The Washington Post reported the initiative was driven by two Trump political appointees at the Treasury who had begun commissioning mock-up designs of the note. Bessent told reporters the administration would respect the law, adding that he saw nothing improper about a president appearing on commemorative currency during his own term.

Republican Congressman Joe Wilson of South Carolina introduced legislation in 2025 to mandate the production of such a note, but the bill had not been taken up by Congress at the time of reporting.

The currency effort is part of a wider pattern. Trump's signature now appears on all newly printed US banknotes. His name has been added to the Kennedy Center for the Performing Arts and the United States Institute of Peace. A commemorative gold coin bearing his portrait has been approved by the Treasury. A banner with his image hangs above the Department of Justice building. Designs for a Trump-branded passport and National Parks pass have been reported.
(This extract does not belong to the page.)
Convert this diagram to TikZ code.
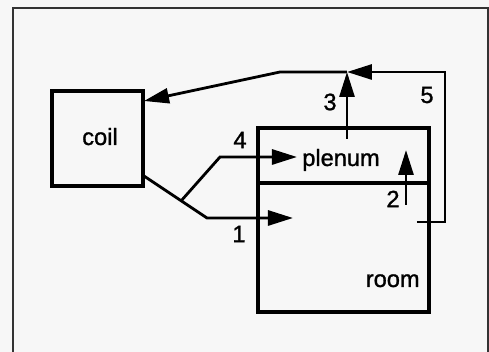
\documentclass[tikz,border=0pt]{standalone}
\usepackage{fontspec}
\setmainfont{Liberation Sans}
\newfontfamily\heavyfont{Liberation Sans}[FakeBold=1.2]
\usetikzlibrary{arrows.meta}
\begin{document}
\begin{tikzpicture}[x=0.5pt,y=-0.5pt,
  box/.style={draw, line width=1.8pt, inner sep=0pt},
  flow/.style={line width=1.4pt, -{Triangle[length=12.5pt,width=7.5pt]}},
  lbl/.style={font=\heavyfont\fontsize{11.8}{12}\selectfont, inner sep=0pt},
]
\fill[gray!6] (0,0) rectangle (489,352);
\useasboundingbox (0,0) rectangle (489,352);
\draw[line width=1pt, black!80] (13,352) -- (13,8) -- (488,8) -- (488,352);
% boxes
\node[box, minimum width=45.5pt, minimum height=47.5pt] (coil) at (97.5,138.5) {};
\node[box, minimum width=85.5pt, minimum height=27.5pt] (plenumbox) at (343.5,155.5) {};
\node[box, minimum width=85.5pt, minimum height=64.5pt] (roombox) at (343.5,247.5) {};
% texts
\node[lbl, anchor=base] (tcoil) at (100,145) {coil};
\node[lbl, anchor=base] (tplenum) at (341,166) {plenum};
\node[lbl, anchor=base east] (troom) at (420,287) {room};
% coordinates
\coordinate (s5) at (417,222);
\coordinate (r5) at (445,222);
\coordinate (t5) at (445,72);
\coordinate (j3) at (347,72);
\coordinate (k5) at (280,72);
\coordinate (c5) at (144,101);
\coordinate (b3) at (347,139);
\coordinate (b2) at (406,205);
\coordinate (t2) at (406,150);
\coordinate (c1) at (144,176);
\coordinate (j1) at (207,218);
\coordinate (t1) at (293,218);
\coordinate (b4) at (181,201);
\coordinate (e4) at (220,157);
\coordinate (t4) at (297,157);
% connectors
\draw[flow] (s5) -- (r5) -- (t5) -- (j3);
\draw[flow] (j3) -- (k5) -- (c5);
\draw[flow] (b3) -- (j3);
\draw[flow] (b2) -- (t2);
\draw[flow] (c1) -- (j1) -- (t1);
\draw[flow] (b4) -- (e4) -- (t4);
% labels
\node[lbl] (l1) at (239,234) {1};
\node[lbl] (l2) at (393,199) {2};
\node[lbl] (l3) at (330,102) {3};
\node[lbl] (l4) at (240,140) {4};
\node[lbl] (l5) at (427,95) {5};
\end{tikzpicture}
\end{document}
The administration has also undertaken extensive renovation works in Washington ahead of the celebrations, some of which have attracted their own controversy. A US$6.9 million contract to restore the 2,000-foot reflecting pool between the Lincoln Memorial and the Washington Monument was awarded on 3 April 2026 to Atlantic Industrial Coatings, a Virginia company with no prior record of federal contracts, according to New York Times reporting.

The Guardian reported that the same company had previously carried out pool renovation work at Trump's Virginia golf course.

The contract was awarded without competitive bidding, using a federal exemption ordinarily reserved for situations involving serious risk of injury or financial harm to the government. Tim Whitehouse, executive director of Public Employees for Environmental Responsibility, told the Times that the renovation programme had "become a secretive project where the friends and business associates of the president are being rewarded with no public scrutiny."

Experts also raised doubts about whether the planned blue paint treatment would resolve the pool's underlying algae and filtration problems. 

Other renovation works connected to the anniversary include gold-leafing of four bronze horse statues near Memorial Bridge and street repaving and lamp post repainting across the capital.

A 250-foot triumphal arch across the Potomac from the Lincoln Memorial was approved by the US Commission of Fine Arts last month, though it faces legal challenges and requires further approvals.

Democratic House leader Hakeem Jeffries responded to the broader pattern of anniversary-linked self-promotion by writing on X: "The upcoming July 4th anniversary is not about a wannabe king. It is about celebrating the American journey."

The administration has dismissed such criticism as unpatriotic.